A sparkling-clean dining room and kitchen do much to reinvigorate an Ashland institution
A sparkling-clean dining room and kitchen do much to reinvigorate an Ashland institution.
Six months after Geppetto's closed its doors, Ashland's Dreiszus family stepped in to administer the tender, loving care this 35-year-old restaurant so desperately needed. Seats were reupholstered, the kitchen and bathroom updated and faded frippery taken off the walls.
Three months of scrubbing and overhaul later, the Dreiszuses reopened the eatery in May as Beau Club Grill, an extension of their Beau Club bar next door. And the storied spot likely hasn't looked this good since shortly after Geppetto's founder Ron Roth completed a major remodel in 1978.
With the support of longtime Geppetto's cook Bob Ellis, the new owners also made over the core menu of burgers and sandwiches, dispensed with breakfast but kept a few Geppetto's favorites.
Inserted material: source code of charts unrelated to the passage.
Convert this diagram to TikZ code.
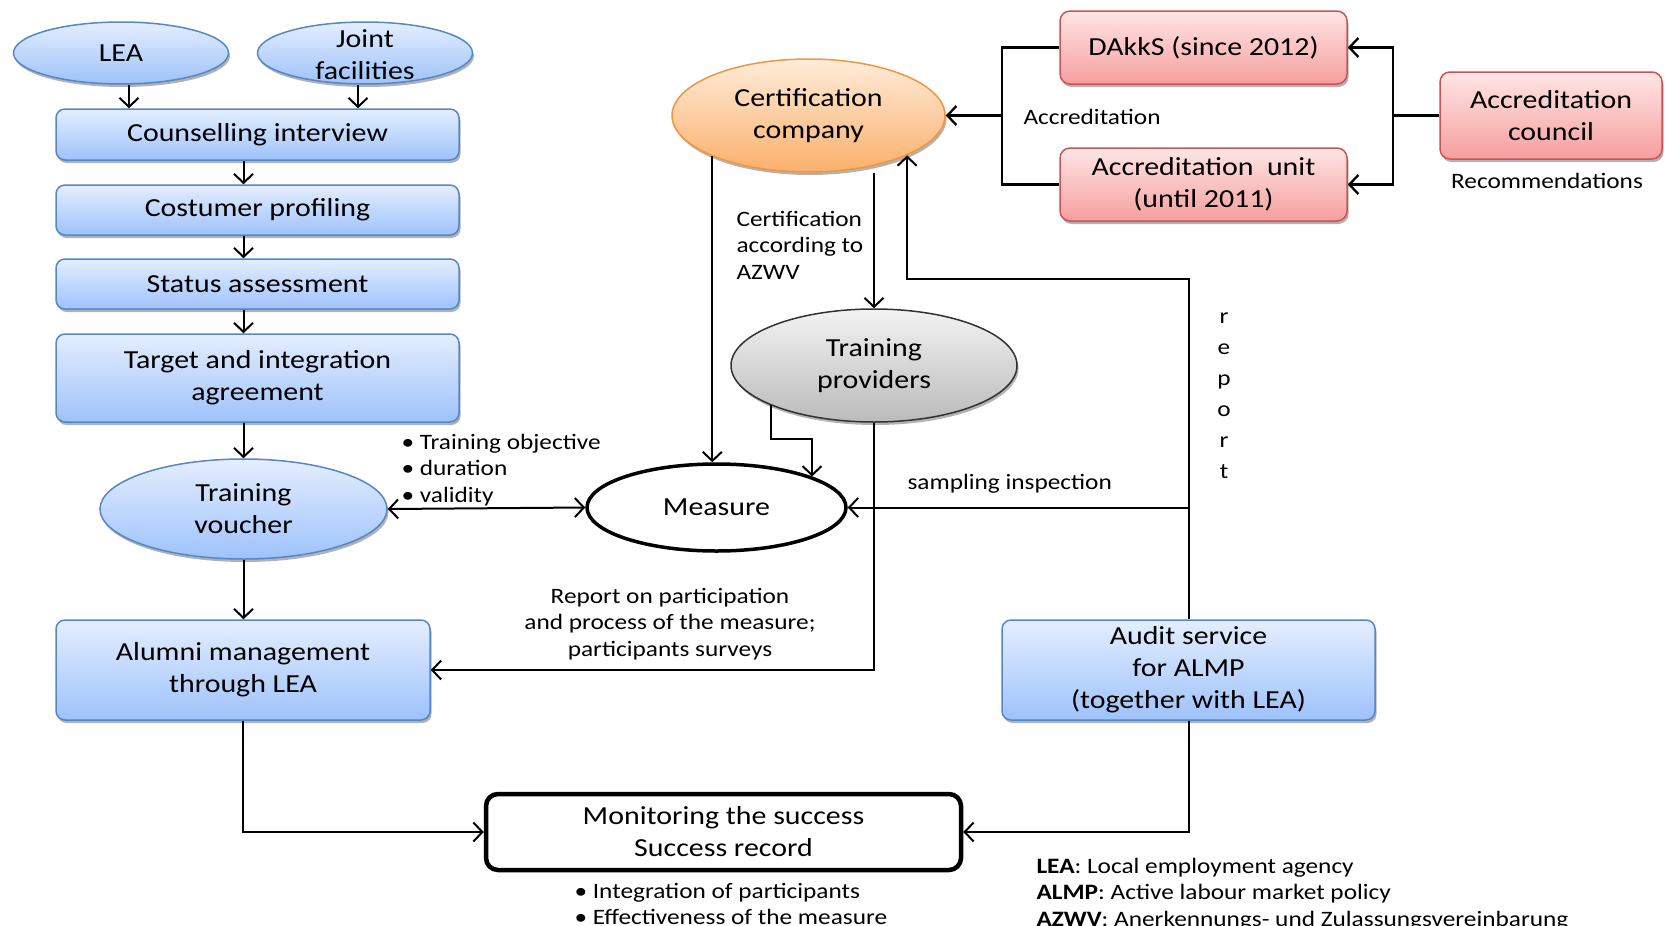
\documentclass[tikz,border=0pt]{standalone}
\usepackage{fontspec}
\setmainfont{Carlito}[FakeStretch=1.15]
\usetikzlibrary{arrows.meta,shapes.geometric,shadows,calc}

\definecolor{blueT}{RGB}{228,238,255}
\definecolor{blueB}{RGB}{158,194,250}
\definecolor{blueD}{RGB}{85,135,200}
\definecolor{redT}{RGB}{255,230,230}
\definecolor{redB}{RGB}{246,158,158}
\definecolor{redD}{RGB}{200,85,85}
\definecolor{orT}{RGB}{255,236,218}
\definecolor{orB}{RGB}{250,176,108}
\definecolor{orD}{RGB}{242,150,60}
\definecolor{grT}{RGB}{243,243,243}
\definecolor{grB}{RGB}{186,186,186}
\definecolor{grD}{RGB}{50,50,50}

\tikzset{
  x=1pt, y=-1pt,
  mainfont/.style={font=\fontsize{26}{32}\selectfont},
  smallfont/.style={font=\fontsize{22}{26.5}\selectfont},
  shad/.style={drop shadow={shadow xshift=1.5pt, shadow yshift=-3pt, opacity=0.3, fill=black}},
  bluebox/.style={rectangle, rounded corners=9pt, draw=blueD, line width=1.5pt, top color=blueT, bottom color=blueB, shad, mainfont, align=center, inner sep=0pt},
  blueell/.style={ellipse, draw=blueD, line width=1.5pt, top color=blueT, bottom color=blueB, shad, mainfont, align=center, inner sep=0pt},
  redbox/.style={rectangle, rounded corners=10pt, draw=redD, line width=1.5pt, top color=redT, bottom color=redB, shad, mainfont, align=center, inner sep=0pt},
  orell/.style={ellipse, draw=orD, line width=1.5pt, top color=orT, bottom color=orB, shad, mainfont, align=center, inner sep=0pt},
  grell/.style={ellipse, draw=grD, line width=1.5pt, top color=grT, bottom color=grB, shad, mainfont, align=center, inner sep=0pt},
  arr/.style={line width=2pt, -{Straight Barb[length=9pt,width=19pt]}},
  darr/.style={line width=2pt, {Straight Barb[length=9pt,width=19pt]}-{Straight Barb[length=9pt,width=19pt]}},
  conn/.style={line width=2.3pt},
}

\begin{document}
\begin{tikzpicture}
\useasboundingbox (0,0) rectangle (1665,926);

% left column
\node[blueell, minimum width=215pt, minimum height=62pt] (lea) at (121,53) {LEA};
\node[blueell, minimum width=215pt, minimum height=62pt,
      label={[mainfont, align=center, yshift=-2pt]center:Joint\\facilities}] (joint) at (365,53) {};
\node[bluebox, minimum width=403pt, minimum height=51pt] (couns) at (257.5,134.5) {Counselling interview};
\node[bluebox, minimum width=403pt, minimum height=50pt] (prof) at (257.5,210) {Costumer profiling};
\node[bluebox, minimum width=403pt, minimum height=50pt] (status) at (257.5,284) {Status assessment};
\node[bluebox, minimum width=403pt, minimum height=88pt] (target) at (257.5,378) {Target and integration\\agreement};
\node[blueell, minimum width=287pt, minimum height=100pt] (voucher) at (243.5,509) {Training\\voucher};
\node[bluebox, minimum width=374pt, minimum height=100pt] (alumni) at (243,670) {Alumni management\\through LEA};

% centre
\node[draw=black, line width=4.5pt, rectangle, rounded corners=12pt, fill=white, mainfont, align=center,
      inner sep=0pt, minimum width=475pt, minimum height=76pt] (mon) at (723.5,832) {Monitoring the success\\Success record};
\node[draw=black, line width=3.5pt, ellipse, fill=white, mainfont, inner sep=0pt,
      minimum width=259pt, minimum height=87pt] (measure) at (716.5,507.5) {Measure};
\node[grell, minimum width=286pt, minimum height=113pt] (tp) at (874,365.5) {Training\\providers};
\node[orell, minimum width=273pt, minimum height=113pt] (cert) at (808.5,115.5) {Certification\\company};

% right
\node[redbox, minimum width=287pt, minimum height=73pt] (dakks) at (1203.5,47.5) {DAkkS (since 2012)};
\node[redbox, minimum width=287pt, minimum height=73pt] (unit) at (1203.5,184.5) {Accreditation~ unit\\(until 2011)};
\node[redbox, minimum width=222pt, minimum height=87pt] (council) at (1551,115.5) {Accreditation\\council};
\node[bluebox, minimum width=373pt, minimum height=100pt] (audit) at (1188.5,670) {Audit service\\for ALMP\\(together with LEA)};

% helper coordinates
\coordinate (brL) at (1002,115.5);
\coordinate (brR) at (1393,115.5);
\coordinate (rpy) at (0,279);
\coordinate (tpm) at (0,439);

% left column arrows
\draw[arr] ([xshift=8pt]lea.south) -- ([xshift=8pt]lea.south |- couns.north);
\draw[arr] ([xshift=-7pt]joint.south) -- ([xshift=-7pt]joint.south |- couns.north);
\draw[arr] ([xshift=-14pt]couns.south) -- ([xshift=-14pt]prof.north);
\draw[arr] ([xshift=-14pt]prof.south) -- ([xshift=-14pt]status.north);
\draw[arr] ([xshift=-14pt]status.south) -- ([xshift=-14pt]target.north);
\draw[arr] (voucher.north |- target.south) -- (voucher.north);
\draw[arr] (voucher.south) -- (voucher.south |- alumni.north);
\draw[darr] (voucher.east) -- (measure.west);
\draw[arr] (alumni.south) |- (mon.west);

% accreditation
\draw[conn] (dakks.west) -| (brL) |- (unit.west);
\draw[arr, line width=2.3pt] (brL) -- (cert.east);
\draw[conn] (council.west) -- (brR);
\draw[arr, line width=2.3pt] (brR) |- (dakks.east);
\draw[arr, line width=2.3pt] (brR) |- (unit.east);

% certification and providers
\draw[arr] (cert.203) -- (cert.203 |- measure.north);
\draw[arr] (tp.north |- cert.south) -- (tp.north);
\draw[arr] (tp.201) -- (tp.201 |- tpm) -| (measure.18.6);
\draw[arr] (tp.south) |- (alumni.east);

% audit
\draw[arr] (audit.north) -- (audit.north |- rpy) -| (cert.-22.5);
\draw[arr] (audit.north |- measure.east) -- (measure.east);
\draw[arr] (audit.south) |- (mon.east);

% labels
\node[smallfont, anchor=west] (accl) at (1020,117) {Accreditation};
\node[smallfont] (recl) at (1547,181) {Recommendations};
\node[smallfont, anchor=west, align=left] (certl) at (733,245) {Certification\\according to\\AZWV};
\node[smallfont, align=center, font=\fontsize{22}{31}\selectfont] (repl) at (1224,396) {r\\e\\p\\o\\r\\t};
\node[smallfont, anchor=west] (sampl) at (904,484) {sampling inspection};
\node[smallfont, anchor=west, align=left] (bul) at (398,470) {• Training objective\\• duration\\• validity};
\node[smallfont, align=center] (repp) at (670,624) {Report on participation\\and process of the measure;\\participants surveys};
\node[smallfont, anchor=west, align=left] (monb) at (571,904) {• Integration of participants\\• Effectiveness of the measure};
\node[smallfont, anchor=west, align=left] (leg) at (1033,894) {\textbf{LEA}: Local employment agency\\\textbf{ALMP}: Active labour market policy\\\textbf{AZWV}: Anerkennungs- und Zulassungsvereinbarung};
\end{tikzpicture}
\end{document}
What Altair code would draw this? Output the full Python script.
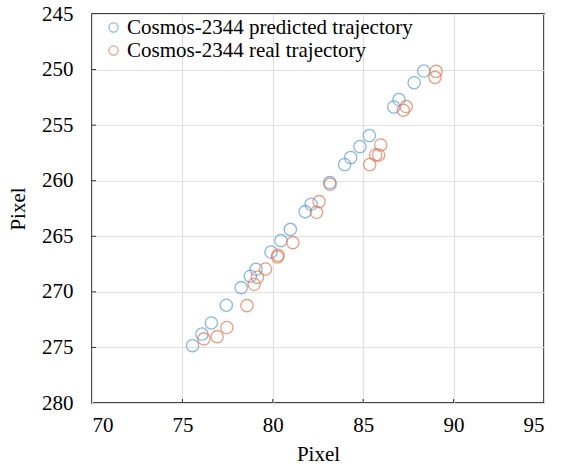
import altair as alt
import pandas as pd

pred_x = [75.56, 76.08, 76.60, 77.43, 78.25, 78.76, 79.07, 79.90, 80.45, 80.97, 81.79, 82.12,
          83.15, 83.97, 84.31, 84.82, 85.34, 86.69, 86.98, 87.82, 88.35]
pred_y = [274.84, 273.80, 272.80, 271.20, 269.62, 268.59, 267.97, 266.42, 265.39, 264.38, 262.78, 262.12,
          260.17, 258.55, 257.92, 256.93, 255.94, 253.36, 252.70, 251.18, 250.13]

real_x = [76.19, 76.92, 77.46, 78.57, 78.97, 79.15, 79.60, 80.26, 80.29, 81.11, 82.42, 82.56,
          83.17, 85.36, 85.69, 85.85, 85.97, 87.22, 87.38, 88.97, 89.03]
real_y = [274.23, 274.03, 273.21, 271.24, 269.32, 268.69, 267.94, 266.85, 266.70, 265.57, 262.84, 261.88,
          260.32, 258.55, 257.68, 257.68, 256.78, 253.66, 253.33, 250.70, 250.16]

x_ticks = [70, 75, 80, 85, 90, 95]
y_ticks = [245, 250, 255, 260, 265, 270, 275, 280]

series_names = ["Cosmos-2344 predicted trajectory", "Cosmos-2344 real trajectory"]
series_colors = ["#5B9BD5", "#E57452"]

df = pd.concat([
    pd.DataFrame({"x": pred_x, "y": pred_y, "series": series_names[0]}),
    pd.DataFrame({"x": real_x, "y": real_y, "series": series_names[1]}),
])

FONT = "Liberation Serif"
W, H = 452, 389

xscale = alt.Scale(domain=[70, 95], nice=False, zero=False)
yscale = alt.Scale(domain=[245, 280], reverse=True, nice=False, zero=False)

points = alt.Chart(df).mark_point(shape="circle", filled=False, size=150, strokeWidth=1.3).encode(
    x=alt.X("x:Q", scale=xscale,
            axis=alt.Axis(values=x_ticks, title="Pixel", ticks=False,
                          labelFont=FONT, labelFontSize=21, titleFont=FONT, titleFontSize=21,
                          labelPadding=11, titlePadding=8, grid=True)),
    y=alt.Y("y:Q", scale=yscale,
            axis=alt.Axis(values=y_ticks, title="Pixel", ticks=False,
                          labelFont=FONT, labelFontSize=21, titleFont=FONT, titleFontSize=21,
                          labelPadding=19, titlePadding=13, grid=True)),
    color=alt.Color("series:N", scale=alt.Scale(domain=series_names, range=series_colors),
                    legend=alt.Legend(title=None, orient="none", legendX=11, legendY=3,
                                      symbolType="circle", symbolSize=85, symbolStrokeWidth=1.2,
                                      symbolFillColor="transparent",
                                      labelFont=FONT, labelFontSize=21, labelColor="black",
                                      labelOffset=3, rowPadding=1, labelLimit=400)),
)

xtick_marks = alt.Chart(pd.DataFrame({"t": x_ticks[1:-1]})).mark_rule(color="#333333", strokeWidth=1).encode(
    x=alt.X("t:Q", scale=xscale),
    y=alt.value(H), y2=alt.value(H - 4),
)
ytick_marks = alt.Chart(pd.DataFrame({"t": y_ticks[1:-1]})).mark_rule(color="#333333", strokeWidth=1).encode(
    y=alt.Y("t:Q", scale=yscale),
    x=alt.value(0), x2=alt.value(4),
)

chart = alt.layer(points, xtick_marks, ytick_marks).properties(
    width=W, height=H,
    autosize=alt.AutoSizeParams(type="none"),
    padding={"left": 92, "top": 14, "right": 20, "bottom": 64},
).configure_view(
    stroke="black", strokeWidth=1.5
).configure_axis(
    labelFont=FONT, labelFontSize=21, labelColor="black",
    titleFont=FONT, titleFontSize=21, titleColor="black", titleFontWeight="normal",
    gridColor="#e0e0e0", gridWidth=1.2, domain=False,
)

chart.save("out.html", embed_options={"renderer": "svg", "actions": False})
The resulting dishes stay true to the eatery's roots as a casual joint and provide lower-cost dining options for locals and tourists alike. Most selections are in the $7-to-$8 range. The only item priced over $10 is the 8-ounce New York steak with vegetables, house-baked herb bread and choice of brown rice or red potatoes for $11.99 — commendable in this town.
Budget-conscious diners should beware, however, of racking up fees by requesting substitutions. Extra sauce and cheese are 50 cents; sweet-potato fries cost 75 cents more than regular; substituting salad as a side dish is $1; adding avocado is $1.50, bacon $2, etc.
Fans of Geppetto's likely will miss breakfast service, as well as the erstwhile restaurant's use of organic, seasonal produce. Roth practiced farm-to-table cooking long before it was trendy, with his 20-acre, organic Eagle Mill Farm supplying as much as 50 percent of Geppetto's produce during summer. Seasonal availability was apparent in his popular dinner specials.
Lacking the imagination of Roth's entrees, Beau Club Grill nevertheless offers something for everyone at a good value, whether at lunch or dinnertime. In addition to the steak, there are barbecue pork medallions, herb chicken, meatloaf, sesame-crusted tilapia, "cheddar cheese mac" and fish and chips.
As its name implies, the last in that list is the only dish that doesn't come with two side dishes and the bread. But the macaroni and cheese would benefit by diverging from the standard entree formula, too. Mac-and-cheese fans risk carbohydrate fatigue from the side of starch that accompanies the pasta, not to mention a slice of bread. They'd likely appreciate the option to order this comfort food a la carte.
Recommended: Salads with house-made honey-mint dressing, cheese wontons and eggplant burger, both longtime Geppetto's favorites.
Alternative diets: Six vegetarian sandwiches; vegan burger with vegan mayonnaise; turkey patty available to substitute in burgers; some organic and nonalcoholic beers.
Beverages: Local wines by the glass, half-liter and bottle; domestic, draft and bottled beers; sodas, juices, teas and locally roasted Noble coffee.
Price range: Appetizers, $3.49 to $7.99; soups, $3.29 to $5.49; salads, $3.49 to $10.49; sandwiches, $4.99 to $8.49; burgers, $5.49 to $8.99; entrees, $8.49 to $11.99; desserts, $2.99 to $5.99.
Extras: Kids' menu; street parking.
Serving: From 11:30 a.m. to 9:30 p.m. daily.
Info: 345 E. Main St., Ashland; 541-482-4185.